» Exercise:
Which lines include the word "this"? Copy each of them.

» Data records:
>> start

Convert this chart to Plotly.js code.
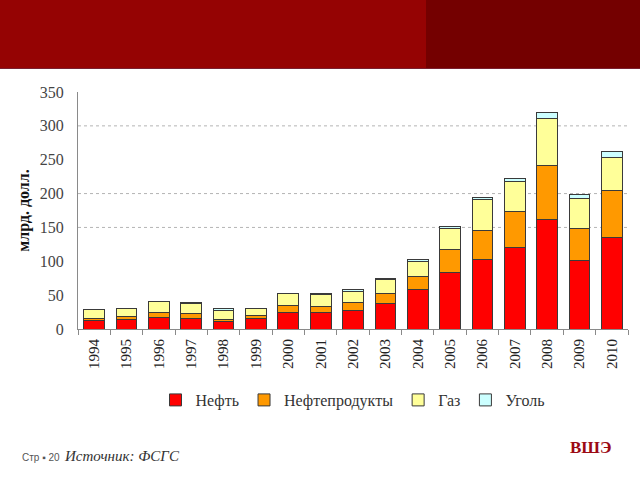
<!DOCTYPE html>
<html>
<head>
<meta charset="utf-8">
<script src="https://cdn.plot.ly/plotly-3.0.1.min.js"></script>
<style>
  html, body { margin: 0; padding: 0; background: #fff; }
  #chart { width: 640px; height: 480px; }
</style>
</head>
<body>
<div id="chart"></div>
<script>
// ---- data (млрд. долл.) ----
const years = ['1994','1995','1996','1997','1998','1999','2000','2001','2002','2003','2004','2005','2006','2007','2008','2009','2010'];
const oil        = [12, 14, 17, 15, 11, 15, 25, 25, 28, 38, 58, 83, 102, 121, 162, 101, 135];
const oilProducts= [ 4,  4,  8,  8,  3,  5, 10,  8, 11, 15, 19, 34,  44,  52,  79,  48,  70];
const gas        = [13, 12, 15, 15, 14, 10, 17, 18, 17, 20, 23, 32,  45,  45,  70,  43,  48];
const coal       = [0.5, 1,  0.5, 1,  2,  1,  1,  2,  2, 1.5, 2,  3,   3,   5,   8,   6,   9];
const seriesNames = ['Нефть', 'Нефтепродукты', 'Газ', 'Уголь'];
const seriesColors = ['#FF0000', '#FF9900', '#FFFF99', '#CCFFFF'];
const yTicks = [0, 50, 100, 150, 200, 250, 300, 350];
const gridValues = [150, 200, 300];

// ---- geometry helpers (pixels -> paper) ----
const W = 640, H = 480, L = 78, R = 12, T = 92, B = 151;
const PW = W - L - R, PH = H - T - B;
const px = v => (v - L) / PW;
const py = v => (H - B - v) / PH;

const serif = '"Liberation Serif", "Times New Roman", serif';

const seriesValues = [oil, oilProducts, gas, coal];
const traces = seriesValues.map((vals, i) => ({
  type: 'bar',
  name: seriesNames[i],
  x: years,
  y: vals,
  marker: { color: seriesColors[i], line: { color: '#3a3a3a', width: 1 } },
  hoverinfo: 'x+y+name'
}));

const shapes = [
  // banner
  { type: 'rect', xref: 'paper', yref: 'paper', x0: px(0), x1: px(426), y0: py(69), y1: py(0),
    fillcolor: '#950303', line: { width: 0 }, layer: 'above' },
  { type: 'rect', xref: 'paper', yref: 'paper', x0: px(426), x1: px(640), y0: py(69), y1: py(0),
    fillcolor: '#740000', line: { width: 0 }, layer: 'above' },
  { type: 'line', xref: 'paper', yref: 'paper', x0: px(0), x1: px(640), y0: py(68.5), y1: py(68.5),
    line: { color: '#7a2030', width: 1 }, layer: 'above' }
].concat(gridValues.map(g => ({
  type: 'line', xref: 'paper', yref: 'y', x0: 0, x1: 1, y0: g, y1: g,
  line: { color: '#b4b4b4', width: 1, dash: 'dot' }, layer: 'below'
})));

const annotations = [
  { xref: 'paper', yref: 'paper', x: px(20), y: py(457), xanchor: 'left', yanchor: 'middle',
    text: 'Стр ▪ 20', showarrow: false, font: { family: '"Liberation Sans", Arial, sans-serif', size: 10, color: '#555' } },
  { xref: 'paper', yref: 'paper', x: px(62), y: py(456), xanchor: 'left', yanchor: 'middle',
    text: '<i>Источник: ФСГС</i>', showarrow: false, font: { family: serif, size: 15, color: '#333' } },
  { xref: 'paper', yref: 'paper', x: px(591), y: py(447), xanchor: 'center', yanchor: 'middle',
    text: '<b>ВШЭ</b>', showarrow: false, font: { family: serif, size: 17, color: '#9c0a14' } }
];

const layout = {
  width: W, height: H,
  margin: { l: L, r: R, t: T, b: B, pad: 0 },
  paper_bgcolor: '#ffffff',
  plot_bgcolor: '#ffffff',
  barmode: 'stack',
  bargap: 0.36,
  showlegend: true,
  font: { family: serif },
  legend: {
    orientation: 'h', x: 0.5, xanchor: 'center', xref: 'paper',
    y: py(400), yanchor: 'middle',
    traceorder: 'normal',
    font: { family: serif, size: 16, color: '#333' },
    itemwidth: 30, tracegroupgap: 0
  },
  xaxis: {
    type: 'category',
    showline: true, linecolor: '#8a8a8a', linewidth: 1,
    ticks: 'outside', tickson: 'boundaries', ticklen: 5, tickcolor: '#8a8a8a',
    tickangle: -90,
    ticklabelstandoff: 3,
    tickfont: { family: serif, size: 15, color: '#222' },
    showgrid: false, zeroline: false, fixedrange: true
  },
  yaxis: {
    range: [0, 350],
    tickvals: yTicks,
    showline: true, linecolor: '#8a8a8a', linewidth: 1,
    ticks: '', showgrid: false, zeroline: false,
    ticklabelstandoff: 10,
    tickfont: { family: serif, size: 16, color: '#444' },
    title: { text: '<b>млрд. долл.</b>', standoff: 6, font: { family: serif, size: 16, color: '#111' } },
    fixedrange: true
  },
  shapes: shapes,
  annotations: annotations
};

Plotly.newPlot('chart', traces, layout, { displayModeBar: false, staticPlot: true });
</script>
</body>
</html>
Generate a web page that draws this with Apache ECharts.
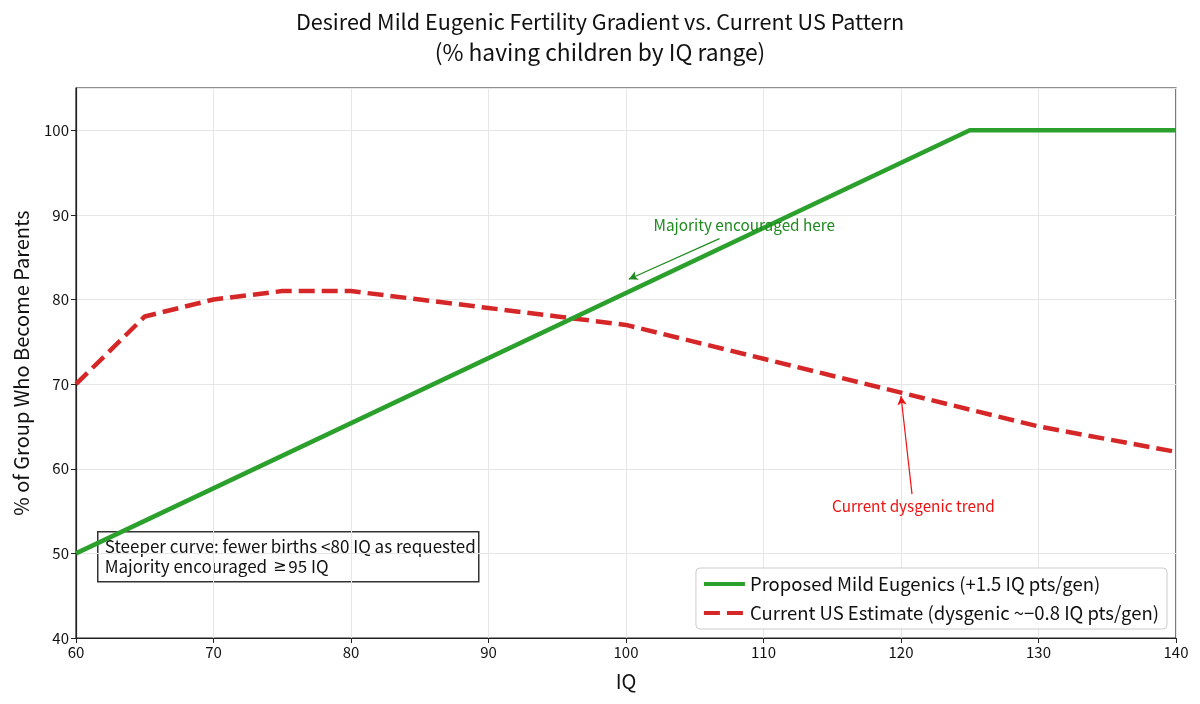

>> end

» Exercise solution:
Convert this chart to Plotly.js code.
Generate a web page that draws this with Apache ECharts.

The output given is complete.